HARDCOPY 2016 – the first installment

On the weekend starting Friday 27 May I attended the first workshop for the 2016 HARDCOPY program at the ACT Writers Centre. I confess this post is overdue, but it’s taken me this long to write it out because, wow, that weekend was intense.

2016_HARDCOPY+tag_ColourWhere do I start? Let me set the scene. I was one of 30 Australian writers from all over the country, selected from something like 100 applications to the program. There were people writing in a range of genres, from literary fiction, crime, young adult realism, young adult fantasy, adult fantasy and science fiction, even a verse novel. There were writers creating everything from fun stuff to read (I place myself at this end of the spectrum) all the way through to people making serious Art. It was simultaneously terrifying, inspiring, intimidating and affirming.

It was utterly intimidating to realise just how talented the other people in the room were, and, to a certain extent, what my work is competing against in the broader market. On the other hand, it was quietly affirming to understand that the assessors had reviewed my submission and thought I belonged in that room, too.

It was absolutely terrifying working through the various aspects of our manuscripts over that weekend and realising just how much hard work lies ahead. (And I haven’t even finished the first draft of this particular novel project!) But the flip side was having the golden opportunity to spend 3 days immersed in my writing, and coming out with a clear sense of purpose and a fresh set of ideas.

I’m pretty sure all the writing workshops I’ve done to date have been with authors, and there’s nothing more valuable than learning from someone who is doing what you want to do, and doing it well. By contrast, however, Nadine Davidoff, who ran this year’s HARDCOPY intensive manuscript masterclass, is a highly respected freelance editor. It gave me a different perspective being led through the masterclass by someone whose job it is not to do the beautiful writing, but to pick apart the writing and understand when and why it’s not working and suggest ways of making it better. Nadine turned a razor-sharp, critical eye on every facet of what makes up a novel, and encouraged us to apply our own critical thinking to these things as well.

Then, of course, there was the simple pleasure of sitting down at the end of the day with a bunch of other people who share my passion for words and stories, who’ve been thinking deeply on the things my mind has been occupied with, and just yakking away over drinks and dinner about anything and everything to do with writing. That never gets old.

Most of the time, when you read a book, you only get to see the finished product. Hopefully you’ve chosen a Really Good Book, so you’re holding in your hands a near-perfect balance of intriguing ideas, compelling characters, immersive world building, plot tension, authentic emotion and beautiful turns of phrase.
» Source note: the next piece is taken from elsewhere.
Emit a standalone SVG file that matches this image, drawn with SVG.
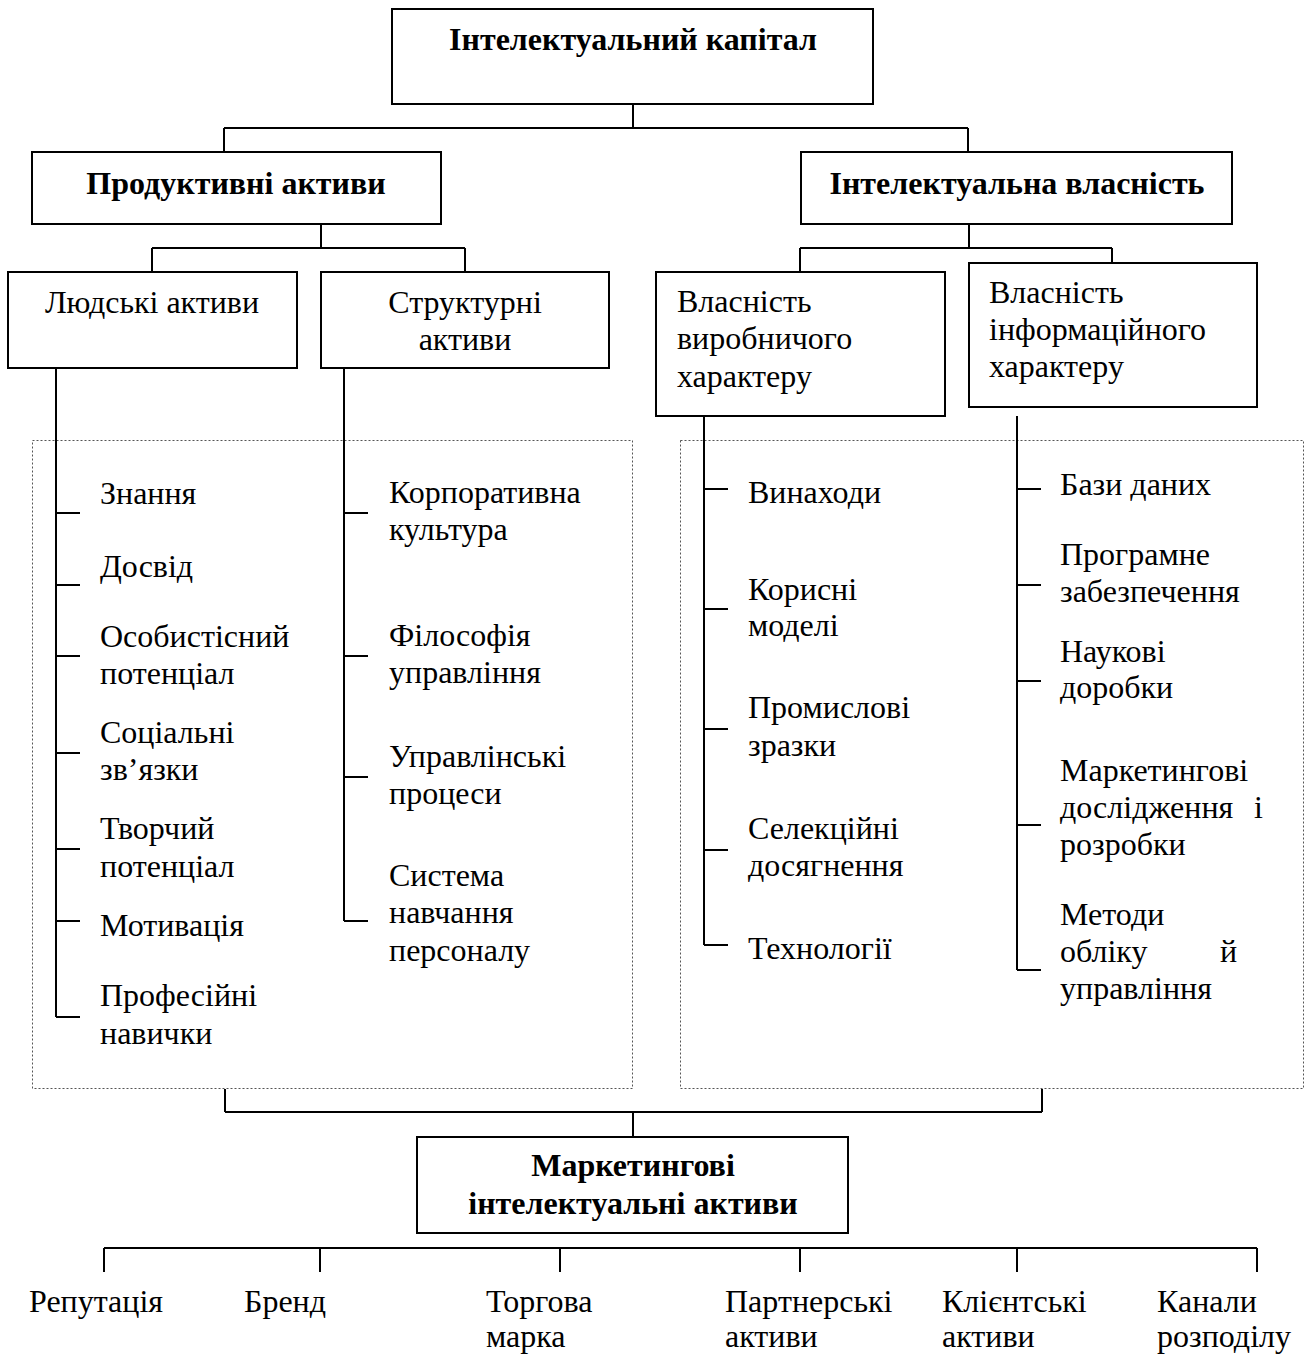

What you don’t get to see – even if you’re beta-reading an early draft for a writer friend – are the long silences when the ideas and words don’t come. Or the tangled, mangled words that don’t mean the thing you want them to mean. Or the acres of grey fog between brightly shining key plot points. Or the hours of (figuratively) smacking your skull to try to beat some tiny, misshapen, vague blobs of something into coherent ideas you can’t even begin to hone with words until you can see them clearly.

Sometimes it’s really hard to keep going.

The most valuable thing I got out of HARDCOPY was that all this is part of pretty much every writer’s journey. (You hear it a lot, but it can be hard to know.) Being in a room with 30 other people, some of whom are pretty far along the road to publication, and hearing that we’ve all had the same struggles; hearing from Nadine, who gave us plenty of examples of successful, nameable writers who have slogged through the same word-tangles and plot-fogs; that was gold. What I got from all that was that I am on the right track. Sometimes I don’t have a map or I’ve wandered into a briar-patch or stepped in a puddle and I can’t feel my feet they’re so cold, but these are the same briar-patches and mud puddles and vague wandering paths that have been trekked by countless writers before me.

This gig is a confidence game, and at its core you’ve gotta be the one to decide whether or not you can cut it. But it’s a long, long windy road to producing literature, and having the opportunity to participate in programs like HARDCOPY can give an emerging writer just exactly the boost they need to stay on the path.